To date, over 50 Jewish rabbis from around the world have added their names to an historical statement in response to ongoing Jewish and Catholic relations which have proved successful since the Vatican released Nostre Aetate some 50 years ago...and the number is growing.
In the first days of December of 2015, about 24 Orthodox rabbis signed a "statement on Christianity" released by the Israel's Center for Jewish-Christian Understanding and Cooperation, with the Vatican releasing its own document entitled "The Gifts and the Calling of God Are Irrevocable" just one week later. Both statements recognize each other's religion as divine, from the same source, and part of the same (albeit mysterious) providential economy of redemption from God.
While not totally new, especially since the papacy of St. Pope John Paul II, the Vatican document is a substantial culmination of formal statements and studies that came before over the last half century.

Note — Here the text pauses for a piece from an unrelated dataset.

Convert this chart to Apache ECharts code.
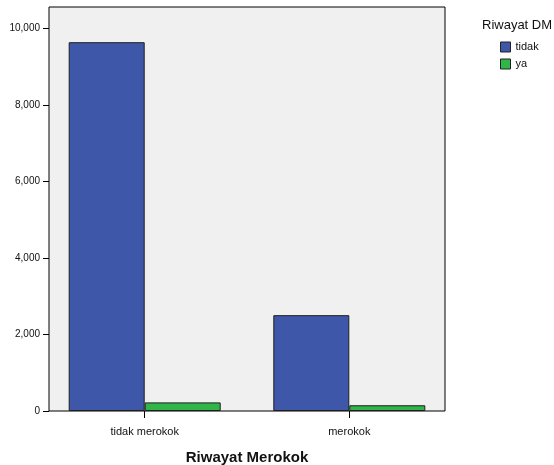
<!DOCTYPE html>
<html><head><meta charset="utf-8">
<script src="https://cdn.jsdelivr.net/npm/echarts@6/dist/echarts.min.js"></script>
<style>html,body{margin:0;padding:0;background:#fff}#c{width:554px;height:465px}</style>
</head><body><div id="c"></div>
<script>
const categories = ['tidak merokok', 'merokok'];
const seriesNames = ['tidak', 'ya'];
const tidakValues = [9640, 2505];
const yaValues = [225, 150];
const yTicks = [0, 2000, 4000, 6000, 8000, 10000];
const yMax = 10560;

const FONT = '"Liberation Sans", Arial, sans-serif';
const chart = echarts.init(document.getElementById('c'), null, {renderer: 'canvas'});
chart.setOption({
  animation: false,
  backgroundColor: '#fff',
  textStyle: {fontFamily: FONT},
  title: {
    text: 'Riwayat DM', left: 482, top: 19, padding: 0,
    textStyle: {fontSize: 13, fontWeight: 'normal', color: '#111', fontFamily: FONT}
  },
  legend: {
    data: seriesNames, orient: 'vertical', left: 500, top: 41, padding: 0,
    itemWidth: 10, itemHeight: 10, itemGap: 5, itemTextGap: 2,
    icon: 'rect',
    itemStyle: {borderColor: '#222', borderWidth: 1},
    textStyle: {fontSize: 11, color: '#111', lineHeight: 12, fontFamily: FONT}
  },
  grid: [
    {left: 49, top: 7, right: 109, bottom: 54, show: true, backgroundColor: '#f0f0f0', borderColor: '#000', borderWidth: 1, containLabel: false, outerBoundsMode: 'none'},
    {left: 42.4, top: 7, right: 102.4, bottom: 54, containLabel: false, outerBoundsMode: 'none'}
  ],
  xAxis: [
    {type: 'value', gridIndex: 0, show: false, min: 0, max: 1},
    {type: 'category', gridIndex: 1, data: categories,
      axisLine: {show: false},
      axisTick: {show: true, alignWithLabel: true, length: 7, lineStyle: {color: '#000'}},
      axisLabel: {margin: 15, fontSize: 11, color: '#111', fontFamily: FONT},
      name: 'Riwayat Merokok', nameLocation: 'middle', nameGap: 39,
      nameTextStyle: {fontSize: 15, fontWeight: 'bold', color: '#111', fontFamily: FONT}
    }
  ],
  yAxis: [
    {type: 'value', gridIndex: 0, min: 0, max: yMax,
      axisLine: {show: false},
      splitLine: {show: false},
      axisTick: {show: true, length: 6, lineStyle: {color: '#000'}, customValues: yTicks},
      axisLabel: {margin: 9, fontSize: 10, color: '#111', fontFamily: FONT, customValues: yTicks,
        formatter: v => v.toLocaleString('en-US')}
    },
    {type: 'value', gridIndex: 1, min: 0, max: yMax, show: false, splitLine: {show: false}}
  ],
  series: [
    {name: seriesNames[0], type: 'bar', xAxisIndex: 1, yAxisIndex: 1, data: tidakValues,
      barWidth: 76, barGap: 0,
      itemStyle: {color: '#3e57a9', borderColor: '#1e1e1e', borderWidth: 1}},
    {name: seriesNames[1], type: 'bar', xAxisIndex: 1, yAxisIndex: 1, data: yaValues,
      barWidth: 76, barGap: 0,
      itemStyle: {color: '#2fb548', borderColor: '#1e1e1e', borderWidth: 1}}
  ]
});
</script></body></html>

Especially from the largely ignored but striking significance of the pontifical "The Jewish People and their Sacred Scriptures in the Christian Bible," the new 2015 document is a reiteration of all that has come before in one place, resounding the previous Scripture-study statement that the Church holds that the Jews are still the covenant people of God, that the covenant has never been revoked, and...
"In the past, the break between the Jewish people and the Church of Christ Jesus could sometimes, in certain times and places, give the impression of being complete. In the light of the Scriptures, this should never have occurred. For a complete break between Church and Synagogue contradicts Sacred Scripture."
The Jewish document states "that Christianity is neither an accident nor an error, but the willed divine outcome and gift to the nations." Unique because it is the stand of rabbis from the Orthodox branch of Judaism, the one with the previous unbending stand regarding Christianity that currently exists among Conservative, Reform and Post-denominational Judaism, the number of signing Orthodox rabbis continues to grow into 2016.
With the Catholic Church formally recognizing Israel in such a manner, putting a stop to all proselytizing of Jews as well as taking an active standing against antisemitism, the Jewish documents adds "we Jews can acknowledge the ongoing constructive validity of Christianity as our partner in world redemption, without any fear that this will be exploited for missionary purposes."
The view of the Catholic Church is, of course, a striking contrast from that of Jehovah's Witnesses who officially hold that God rejected his covenant people for rejecting Jesus of Nazareth as the Messiah, and that only a 144,000 Christians, with the Governing Body and other JW heavenly-claimants among them as the only human beings currently in a covenant relationship with the God of Abraham.